No. Night-setting, the use of a line shooter, or the use of a lining tube (for underwater setting of gear) must be accompanied by the applicable seabird avoidance gear requirements as specified in the regulation.
Are Free Streamer Lines Still Available?
Yes. See the free Streamer Line web page for the nearest Streamer Line distribution center.
What Do I Do if I Accidentally Hook Birds While Hauling Gear and They Come Onboard Alive?
The new regulations continue to require that every reasonable effort be made to ensure that birds brought on board alive are released alive. The U.S. Fish & Wildlife Service (USFWS) says that these live birds should be released on site if they meet ALL of the following criteria:
- Bird can stand and walk using both feet.
- Bird can flap both wings and there is no apparent wing droop.
- Bird is alert, active, holds its head up and reacts to stimuli.
- Bird is not bleeding freely.
- Wing and tail feathers have not been lost and are in good condition.
- Bird is waterproof (water beads up on feathers).

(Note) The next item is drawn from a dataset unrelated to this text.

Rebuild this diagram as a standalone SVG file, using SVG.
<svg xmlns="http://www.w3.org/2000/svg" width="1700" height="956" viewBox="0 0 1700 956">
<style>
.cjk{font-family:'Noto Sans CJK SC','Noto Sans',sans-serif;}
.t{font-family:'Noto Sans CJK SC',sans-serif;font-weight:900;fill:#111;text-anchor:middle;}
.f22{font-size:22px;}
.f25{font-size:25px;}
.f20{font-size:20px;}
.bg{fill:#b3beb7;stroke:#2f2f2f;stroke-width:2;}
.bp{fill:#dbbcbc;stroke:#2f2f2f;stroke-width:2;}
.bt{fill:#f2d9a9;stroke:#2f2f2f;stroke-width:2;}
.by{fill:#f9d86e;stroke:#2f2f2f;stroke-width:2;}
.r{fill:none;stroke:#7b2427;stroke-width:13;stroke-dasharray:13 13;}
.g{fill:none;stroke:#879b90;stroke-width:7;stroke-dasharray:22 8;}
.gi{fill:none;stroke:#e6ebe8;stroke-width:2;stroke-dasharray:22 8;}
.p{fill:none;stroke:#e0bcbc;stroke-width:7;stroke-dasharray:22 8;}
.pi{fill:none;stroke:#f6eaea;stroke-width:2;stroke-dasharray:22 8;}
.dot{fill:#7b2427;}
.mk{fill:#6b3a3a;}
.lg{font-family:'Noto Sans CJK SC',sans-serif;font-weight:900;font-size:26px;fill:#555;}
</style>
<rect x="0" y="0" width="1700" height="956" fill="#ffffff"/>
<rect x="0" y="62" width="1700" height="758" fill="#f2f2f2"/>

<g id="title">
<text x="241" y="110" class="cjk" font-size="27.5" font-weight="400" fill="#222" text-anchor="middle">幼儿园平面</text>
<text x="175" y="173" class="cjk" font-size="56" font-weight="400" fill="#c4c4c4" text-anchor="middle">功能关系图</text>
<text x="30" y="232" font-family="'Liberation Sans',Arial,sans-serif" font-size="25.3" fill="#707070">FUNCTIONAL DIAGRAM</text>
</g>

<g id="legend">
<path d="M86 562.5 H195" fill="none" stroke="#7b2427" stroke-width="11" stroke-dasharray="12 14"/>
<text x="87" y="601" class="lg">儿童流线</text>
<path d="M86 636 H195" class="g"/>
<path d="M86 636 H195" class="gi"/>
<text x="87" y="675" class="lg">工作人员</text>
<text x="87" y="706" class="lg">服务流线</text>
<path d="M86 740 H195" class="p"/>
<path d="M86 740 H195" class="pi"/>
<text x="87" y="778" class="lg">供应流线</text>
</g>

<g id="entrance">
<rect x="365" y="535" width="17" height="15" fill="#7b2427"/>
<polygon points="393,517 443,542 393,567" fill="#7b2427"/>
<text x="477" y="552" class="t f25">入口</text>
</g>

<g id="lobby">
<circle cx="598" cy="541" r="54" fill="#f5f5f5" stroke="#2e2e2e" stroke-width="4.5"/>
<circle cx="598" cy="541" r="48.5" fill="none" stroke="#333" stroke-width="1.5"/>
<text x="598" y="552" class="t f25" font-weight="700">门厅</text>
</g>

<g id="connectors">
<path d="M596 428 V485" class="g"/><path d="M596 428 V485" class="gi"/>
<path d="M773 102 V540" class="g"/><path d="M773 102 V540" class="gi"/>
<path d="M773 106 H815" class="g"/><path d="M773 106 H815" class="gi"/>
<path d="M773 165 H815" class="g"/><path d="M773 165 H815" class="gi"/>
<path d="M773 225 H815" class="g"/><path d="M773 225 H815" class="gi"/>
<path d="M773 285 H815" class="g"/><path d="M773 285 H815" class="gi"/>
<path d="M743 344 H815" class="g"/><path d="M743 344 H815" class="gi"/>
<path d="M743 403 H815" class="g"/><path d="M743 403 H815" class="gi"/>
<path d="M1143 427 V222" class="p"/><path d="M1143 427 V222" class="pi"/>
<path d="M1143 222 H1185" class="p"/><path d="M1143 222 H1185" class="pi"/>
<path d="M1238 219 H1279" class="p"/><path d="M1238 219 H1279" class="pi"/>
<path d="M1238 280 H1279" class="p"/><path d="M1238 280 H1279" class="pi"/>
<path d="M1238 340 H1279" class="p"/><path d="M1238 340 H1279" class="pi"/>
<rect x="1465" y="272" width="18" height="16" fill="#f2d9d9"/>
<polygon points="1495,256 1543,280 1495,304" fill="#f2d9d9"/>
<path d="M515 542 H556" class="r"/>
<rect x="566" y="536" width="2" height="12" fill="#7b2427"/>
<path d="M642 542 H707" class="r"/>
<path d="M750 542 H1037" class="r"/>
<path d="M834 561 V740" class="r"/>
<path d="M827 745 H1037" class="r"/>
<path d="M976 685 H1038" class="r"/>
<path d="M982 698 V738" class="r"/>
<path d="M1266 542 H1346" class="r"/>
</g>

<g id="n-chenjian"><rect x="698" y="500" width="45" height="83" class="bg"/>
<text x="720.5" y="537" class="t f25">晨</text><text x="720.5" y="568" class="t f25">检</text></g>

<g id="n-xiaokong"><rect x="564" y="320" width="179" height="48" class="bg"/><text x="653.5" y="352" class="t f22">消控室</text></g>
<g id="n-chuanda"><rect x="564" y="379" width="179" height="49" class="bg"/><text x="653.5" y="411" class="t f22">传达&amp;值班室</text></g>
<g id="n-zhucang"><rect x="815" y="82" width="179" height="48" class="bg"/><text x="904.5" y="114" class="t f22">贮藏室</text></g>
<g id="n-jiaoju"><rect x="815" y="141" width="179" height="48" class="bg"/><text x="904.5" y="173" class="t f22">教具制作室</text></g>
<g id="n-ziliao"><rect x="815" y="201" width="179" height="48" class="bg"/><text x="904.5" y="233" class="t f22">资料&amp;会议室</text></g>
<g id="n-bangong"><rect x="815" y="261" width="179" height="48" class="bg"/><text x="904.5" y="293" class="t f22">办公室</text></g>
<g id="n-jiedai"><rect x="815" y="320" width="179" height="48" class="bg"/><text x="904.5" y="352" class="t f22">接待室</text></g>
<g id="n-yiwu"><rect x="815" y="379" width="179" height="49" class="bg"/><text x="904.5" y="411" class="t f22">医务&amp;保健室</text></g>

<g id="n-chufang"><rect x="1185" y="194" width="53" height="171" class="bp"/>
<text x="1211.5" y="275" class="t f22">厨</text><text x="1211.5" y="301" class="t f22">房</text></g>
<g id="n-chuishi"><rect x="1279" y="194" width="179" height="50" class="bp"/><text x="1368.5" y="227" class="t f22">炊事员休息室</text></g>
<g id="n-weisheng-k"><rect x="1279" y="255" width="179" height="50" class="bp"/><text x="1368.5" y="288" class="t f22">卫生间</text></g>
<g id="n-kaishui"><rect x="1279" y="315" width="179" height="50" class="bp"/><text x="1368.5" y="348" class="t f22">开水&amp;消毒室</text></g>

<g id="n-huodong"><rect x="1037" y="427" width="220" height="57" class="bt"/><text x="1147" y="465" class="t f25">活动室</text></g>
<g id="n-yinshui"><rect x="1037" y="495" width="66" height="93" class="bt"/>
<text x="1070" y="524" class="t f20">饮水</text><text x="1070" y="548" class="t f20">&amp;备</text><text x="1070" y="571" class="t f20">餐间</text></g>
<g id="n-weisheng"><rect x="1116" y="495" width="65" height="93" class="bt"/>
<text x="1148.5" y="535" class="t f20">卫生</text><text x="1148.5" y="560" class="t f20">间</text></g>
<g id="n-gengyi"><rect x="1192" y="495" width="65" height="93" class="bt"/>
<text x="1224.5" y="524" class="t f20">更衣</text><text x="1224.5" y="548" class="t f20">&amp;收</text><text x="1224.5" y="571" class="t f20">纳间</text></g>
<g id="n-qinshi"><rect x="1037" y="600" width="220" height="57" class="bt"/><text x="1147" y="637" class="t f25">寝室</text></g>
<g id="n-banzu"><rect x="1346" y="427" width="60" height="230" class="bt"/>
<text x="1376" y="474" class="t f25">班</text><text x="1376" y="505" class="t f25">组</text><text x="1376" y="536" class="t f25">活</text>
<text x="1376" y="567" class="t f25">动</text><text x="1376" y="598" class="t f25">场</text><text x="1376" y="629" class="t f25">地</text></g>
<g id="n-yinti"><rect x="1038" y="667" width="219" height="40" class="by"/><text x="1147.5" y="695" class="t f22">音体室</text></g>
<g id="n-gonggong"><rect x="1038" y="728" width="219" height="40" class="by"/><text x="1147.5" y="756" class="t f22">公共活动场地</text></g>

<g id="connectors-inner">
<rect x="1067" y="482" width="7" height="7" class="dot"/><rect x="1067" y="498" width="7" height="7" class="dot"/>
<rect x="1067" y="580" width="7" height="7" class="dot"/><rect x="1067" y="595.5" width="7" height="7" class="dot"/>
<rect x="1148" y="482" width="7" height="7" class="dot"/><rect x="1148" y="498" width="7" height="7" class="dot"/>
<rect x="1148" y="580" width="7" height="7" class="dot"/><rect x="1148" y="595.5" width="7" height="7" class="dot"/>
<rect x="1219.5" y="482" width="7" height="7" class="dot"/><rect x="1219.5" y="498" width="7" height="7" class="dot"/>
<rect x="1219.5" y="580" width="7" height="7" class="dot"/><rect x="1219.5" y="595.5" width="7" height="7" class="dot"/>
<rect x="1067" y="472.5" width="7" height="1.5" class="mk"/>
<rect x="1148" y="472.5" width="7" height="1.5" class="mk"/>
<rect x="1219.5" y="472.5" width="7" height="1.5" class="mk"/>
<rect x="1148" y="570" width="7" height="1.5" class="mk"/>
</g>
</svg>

If the bird does not meet all of these criteria, then see Appendix 2 of the USFWS Biological Opinion on the Effects of the Total Allowable Catch-Setting Process for the Gulf of Alaska and Bering Sea/Aleutian Islands Groundfish Fisheries to the Endangered Short-tailed Albatross (Phoebastria albatrus) and Threatened Steller's Eider (Polysticta stelleri), September 2003, for details on how to care for the bird.

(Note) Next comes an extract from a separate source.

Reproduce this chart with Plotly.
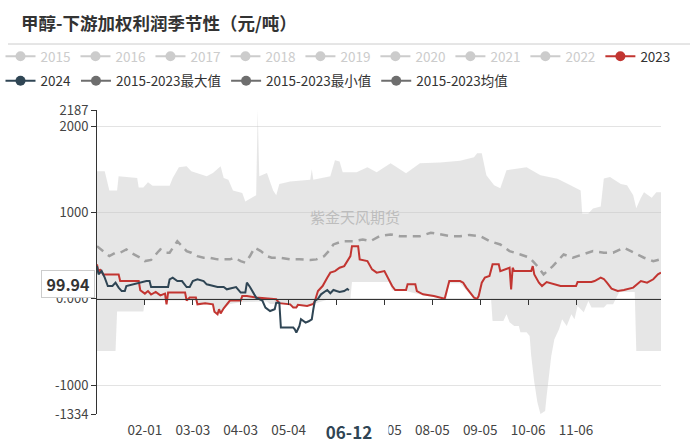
import plotly.graph_objects as go

YEAR = "2024"  # calendar used for the seasonal month-day axis (366 days)

# ---------- data (month-day, value) ----------
d2023 = ["01-01","01-02","01-03","01-05","01-15","01-16","01-28","01-29","02-01","02-03","02-05","02-08","02-11","02-14","02-15","02-16","02-27","02-28","03-01","03-05","03-06","03-11","03-16","03-17","03-19","03-20","03-21","03-23","03-27","04-03","04-04","04-07","04-13","04-20","04-26","04-28","05-05","05-07","05-09","05-10","05-16","05-20","05-21","05-23","05-26","05-29","05-31","06-03","06-06","06-09","06-13","06-14","06-18","06-19","06-24","06-27","06-30","07-05","07-10","07-12","07-19","07-20","07-25","07-26","07-30","08-06","08-10","08-13","08-16","08-23","08-25","08-27","09-01","09-03","09-04","09-06","09-08","09-11","09-13","09-17","09-18","09-21","09-24","09-25","09-26","09-27","10-08","10-09","10-10","10-13","10-15","10-18","10-24","10-27","11-06","11-07","11-16","11-18","11-22","11-24","11-26","11-29","12-03","12-07","12-13","12-18","12-22","12-26","12-29","12-31"]
v2023 = [399,303,341,283,283,206,206,100,60,90,50,80,40,60,-64,72,72,-20,14,14,-64,-50,-64,-150,-180,-120,-170,-110,-20,-20,32,32,14,0,-5,-50,-64,-100,-100,-70,-83,-60,-25,90,148,245,303,321,360,379,495,610,610,457,437,341,303,321,148,102,102,168,168,90,52,32,14,0,206,206,187,130,14,0,32,187,245,264,399,399,321,340,360,110,360,321,321,379,283,187,148,194,168,148,148,194,194,206,245,230,187,118,90,102,130,206,187,226,283,303]

d2024 = ["01-01","01-02","01-04","01-06","01-08","01-11","01-13","01-15","01-17","01-19","01-20","01-25","01-28","02-02","02-04","02-05","02-16","02-17","02-19","02-22","02-25","02-28","03-01","03-03","03-06","03-10","03-12","03-16","03-19","03-23","03-25","03-31","04-03","04-06","04-07","04-09","04-11","04-13","04-17","04-19","04-22","04-25","04-26","04-28","04-29","05-07","05-08","05-09","05-10","05-11","05-12","05-15","05-17","05-19","05-20","05-21","05-23","05-25","05-28","05-29","05-31","06-02","06-04","06-06","06-09","06-11","06-12"]
v2024 = [379,283,321,245,148,148,187,130,90,90,148,168,187,206,206,137,137,225,245,206,206,137,137,206,225,206,168,148,137,137,110,137,72,72,187,137,72,14,-20,-102,-141,-120,-45,-45,-333,-333,-353,-391,-353,-314,-237,-275,-260,-237,-121,-25,0,52,90,102,64,102,90,79,90,115,99.94]

d_mean = ["01-01","01-05","01-09","01-13","01-16","01-20","01-23","01-27","01-29","02-01","02-05","02-09","02-11","02-14","02-17","02-22","02-25","02-28","03-02","03-06","03-10","03-14","03-19","03-23","03-27","03-30","04-03","04-06","04-09","04-12","04-16","04-20","04-23","04-28","05-05","05-11","05-18","05-22","05-27","05-30","06-02","06-08","06-15","06-21","06-26","07-02","07-09","07-15","07-22","07-28","08-04","08-10","08-17","08-23","08-29","09-05","09-11","09-18","09-24","10-01","10-07","10-12","10-16","10-22","10-29","11-04","11-11","11-17","11-24","11-30","12-07","12-13","12-20","12-26","12-31"]
v_mean = [610,553,495,534,534,572,534,495,476,437,450,534,572,534,534,668,610,553,534,495,476,476,457,457,457,476,437,418,495,592,553,495,476,476,457,457,450,457,495,553,630,668,668,688,668,726,746,726,726,726,765,746,726,726,740,726,668,630,553,514,476,379,283,379,514,476,514,553,534,534,592,534,476,437,460]

d_max = ["01-01","01-06","01-09","01-14","01-15","01-27","01-28","01-31","02-03","02-06","02-17","02-19","02-23","02-28","03-02","03-08","03-12","03-16","03-21","03-23","03-26","03-29","04-04","04-06","04-13","04-14","04-15","04-20","04-24","04-26","04-28","05-05","05-16","05-18","05-19","05-20","05-31","06-03","06-06","06-08","06-17","06-24","06-30","07-09","07-19","07-28","08-10","08-23","09-01","09-03","09-06","09-09","09-14","09-18","09-22","10-05","10-14","10-25","11-04","11-09","11-10","11-14","11-17","11-22","11-24","11-28","12-05","12-09","12-13","12-15","12-18","12-20","12-25","12-28","12-31"]
v_max = [1477,1477,1256,1256,1419,1400,1290,1290,1349,1310,1310,1400,1523,1535,1477,1438,1419,1457,1535,1400,1380,1256,1225,1128,1200,2187,1419,1457,1256,1200,1330,1360,1380,1380,1500,1380,1419,1605,1590,1465,1465,1523,1465,1570,1453,1570,1580,1600,1640,1686,1686,1430,1314,1280,1488,1523,1430,1390,1300,1256,988,988,1047,1070,1395,1410,1330,1314,1200,1050,1170,1233,1170,1233,1233]

d_min = ["01-01","01-13","01-14","01-31","02-01","02-14","02-15","02-16","03-05","03-06","03-16","03-17","03-19","03-20","03-21","03-23","03-27","04-03","04-20","04-22","05-05","05-07","05-09","05-10","05-16","05-20","05-31","06-13","06-14","07-08","07-09","07-10","07-19","07-26","07-30","08-06","08-10","08-13","08-14","08-16","08-23","08-27","09-01","09-03","09-12","09-13","09-20","09-22","09-24","09-27","09-30","10-01","10-05","10-07","10-08","10-10","10-12","10-14","10-17","10-18","10-20","10-21","10-23","10-26","10-28","10-31","11-03","11-05","11-07","11-11","11-14","11-16","11-24","11-26","11-30","12-01","12-04","12-14","12-15","12-31"]
v_min = [-603,-603,-148,-148,-20,-20,-64,-20,-20,-64,-64,-150,-180,-120,-170,-110,-60,-40,-30,-60,-64,-100,-100,-70,-83,-60,0,0,195,195,150,100,90,60,40,20,10,0,0,180,180,100,10,0,0,-256,-256,-180,-272,-314,-314,-387,-387,-430,-660,-965,-1197,-1334,-1300,-1123,-850,-660,-468,-353,-237,-314,-180,-237,-83,-156,-25,-100,-100,-64,-64,-25,80,80,-603,-603]

x_tick_dates = ["02-01","03-03","04-03","05-04","06-04","07-05","08-05","09-05","10-06","11-06"]
# the 06-04 label sits under the 06-12 pointer label in the reference
x_tick_labels = ["02-01","03-03","04-03","05-04","","07-05","08-05","09-05","10-06","11-06"]
y_tick_vals = [-1334, -1000, 0, 1000, 2000, 2187]
y_tick_text = ["-1334", "-1000", "0.000", "1000", "2000", "2187"]

grey_years = ["2015","2016","2017","2018","2019","2020","2021","2022"]
name_2023 = "2023"
name_2024 = "2024"
name_max = "2015-2023最大值"
name_min = "2015-2023最小值"
name_mean = "2015-2023均值"
hover_date = "06-12"
hover_value = 99.94
title_text = "甲醇-下游加权利润季节性（元/吨）"
watermark = "紫金天风期货"

def dt(lst):
    return [f"{YEAR}-{s}" for s in lst]

FONT = "Noto Sans CJK SC, Noto Sans, sans-serif"
RED = "#c23531"
NAVY = "#2f4554"
BAND = "rgba(195,195,195,0.42)"

fig = go.Figure()
# band between max and min
fig.add_trace(go.Scatter(x=dt(d_max), y=v_max, mode="lines", line=dict(width=0, color=BAND),
                         showlegend=False, hoverinfo="skip"))
fig.add_trace(go.Scatter(x=dt(d_min), y=v_min, mode="lines", line=dict(width=0, color=BAND),
                         fill="tonexty", fillcolor=BAND, showlegend=False, hoverinfo="skip"))
# mean dashed
fig.add_trace(go.Scatter(x=dt(d_mean), y=v_mean, mode="lines",
                         line=dict(width=2.5, color="#a0a0a0", dash="8px,6px"), showlegend=False))
fig.add_trace(go.Scatter(x=dt(d2023), y=v2023, mode="lines", line=dict(width=2, color=RED), showlegend=False))
fig.add_trace(go.Scatter(x=dt(d2024), y=v2024, mode="lines", line=dict(width=2, color=NAVY), showlegend=False))
# tick axis on the zero line
fig.add_trace(go.Scatter(x=[None], y=[None], xaxis="x2", showlegend=False))

# legend entries
for y in grey_years:
    fig.add_trace(go.Scatter(x=[None], y=[None], mode="lines+markers",
                             name=f'<span style="color:#cccccc">{y}</span>',
                             line=dict(color="#cccccc", width=2), marker=dict(size=10, color="#cccccc"),
                             legend="legend"))
fig.add_trace(go.Scatter(x=[None], y=[None], mode="lines+markers", name=name_2023,
                         line=dict(color=RED, width=2), marker=dict(size=10, color=RED), legend="legend"))
fig.add_trace(go.Scatter(x=[None], y=[None], mode="lines+markers", name=name_2024,
                         line=dict(color=NAVY, width=2), marker=dict(size=10, color=NAVY), legend="legend2"))
for nm in [name_max, name_min, name_mean]:
    fig.add_trace(go.Scatter(x=[None], y=[None], mode="lines+markers", name=nm,
                             line=dict(color="#6e6e6e", width=2), marker=dict(size=10, color="#6e6e6e"),
                             legend="legend2"))

L, R, T, B, W, H = 97, 5, 110, 28, 700, 442
GW, GH = W - L - R, H - T - B
def px(xp): return (xp - L) / GW
def py(yp): return (H - B - yp) / GH
XDOM = [0, 564 / GW]
xr = [f"{YEAR}-01-01", f"{YEAR}-12-31"]
ymin, ymax = -1334, 2187

fig.update_layout(
    width=W, height=H, margin=dict(l=L, r=R, t=T, b=B, autoexpand=False),
    paper_bgcolor="white", plot_bgcolor="white", hovermode=False,
    font=dict(family=FONT, size=13, color="#333"),
    xaxis=dict(type="date", domain=XDOM, range=xr, tickvals=dt(x_tick_dates), ticktext=x_tick_labels,
               ticks="", showgrid=False, showline=False, zeroline=False, ticklabelstandoff=6,
               tickfont=dict(size=13.5, color="#444")),
    xaxis2=dict(type="date", domain=XDOM, overlaying="x", anchor="free", position=-ymin / (ymax - ymin),
                range=xr, tickvals=dt(x_tick_dates), ticks="outside", ticklen=5, tickcolor="#333",
                showticklabels=False, showgrid=False, showline=True, linecolor="#333", linewidth=1,
                zeroline=False, layer="above traces"),
    yaxis=dict(range=[ymin, ymax], tickvals=y_tick_vals, ticktext=y_tick_text, showgrid=True,
               gridcolor="#e3e3e3", showline=True, linecolor="#333", linewidth=1, ticks="outside",
               ticklen=5, tickcolor="#333", zeroline=False, tickfont=dict(size=13, color="#444"),
               layer="above traces"),
    legend=dict(orientation="h", traceorder="normal", x=px(0.5), xanchor="left", y=py(56.5), yanchor="middle",
                font=dict(size=13.5, color="#333"), bgcolor="rgba(0,0,0,0)"),
    legend2=dict(orientation="h", traceorder="normal", x=px(0.5), xanchor="left", y=py(81), yanchor="middle",
                 font=dict(size=13.5, color="#333"), bgcolor="rgba(0,0,0,0)"),
    shapes=[dict(type="line", xref="paper", yref="paper", x0=px(8), x1=px(690), y0=py(44), y1=py(44),
                 line=dict(color="#cccccc", width=1))],
    annotations=[
        dict(text=f"<b>{title_text}</b>", xref="paper", yref="paper", x=px(19), y=py(22),
             xanchor="left", yanchor="middle", showarrow=False, font=dict(size=17.5, color="#333", family=FONT)),
        dict(text=watermark, xref="paper", yref="paper", x=px(355), y=py(216), showarrow=False,
             font=dict(size=15, color="#bdbdbd", family=FONT)),
        dict(text=f"<b>{hover_value}</b>", xref="paper", yref="y", x=px(95), y=hover_value, yshift=6,
             xanchor="right", yanchor="middle", showarrow=False, bgcolor="white", bordercolor="#cccccc",
             borderwidth=1, borderpad=3, width=46, height=20, font=dict(size=16, color="#333", family=FONT)),
        dict(text=f"<b>{hover_date}</b>", xref="x", yref="paper", x=f"{YEAR}-{hover_date}", y=py(431),
             yanchor="middle", showarrow=False, bgcolor="white", width=76, height=22,
             font=dict(size=17, color="#2f4554", family=FONT)),
    ],
)

fig.write_html("out.html")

When Are the New Regulations Effective?
- Regulations: Seabird Avoidance Gear and Methods
- Incidental Take Limit Established
- USFWS's Encounter Form: for the Short-tailed Albatross
- Free Streamer Lines
- Streamer Line Schematic (external link)
- Seabird Bycatch Mitigation Fact Sheets from ACAP (Agreement on the Conservation of Albatrosses and Petrels)
- Off the Hook: A Video for Longline Fishermen (external link)
- StopRats.org: Rats aren't good on your boat or on seabird colonies! (external link)
- Seabird Bycatch Estimates by Species Groups
- The Short-tailed Albatross
- Seabird/Fishery News
- Additional Seabird Websites
The Small Business Regulatory Enforcement Fairness Act requires agencies to publish one or more Small Entity Compliance Guides for each rule or group of related rules for which the agency prepares a Final Regulatory Flexibility Analysis. The Small Entity Compliance Guide is to be written in plain language and explain the actions a small entity must take to comply with the rule or group of rules. NMFS has prepared this webpage, "Seabird Bycatch Information for Alaska Fishermen" as a Small Entity Compliance Guide for the seabird avoidance measures. For the exact regulatory language, refer to Title 50 of the Code of Federal Regulations part 679.24(e).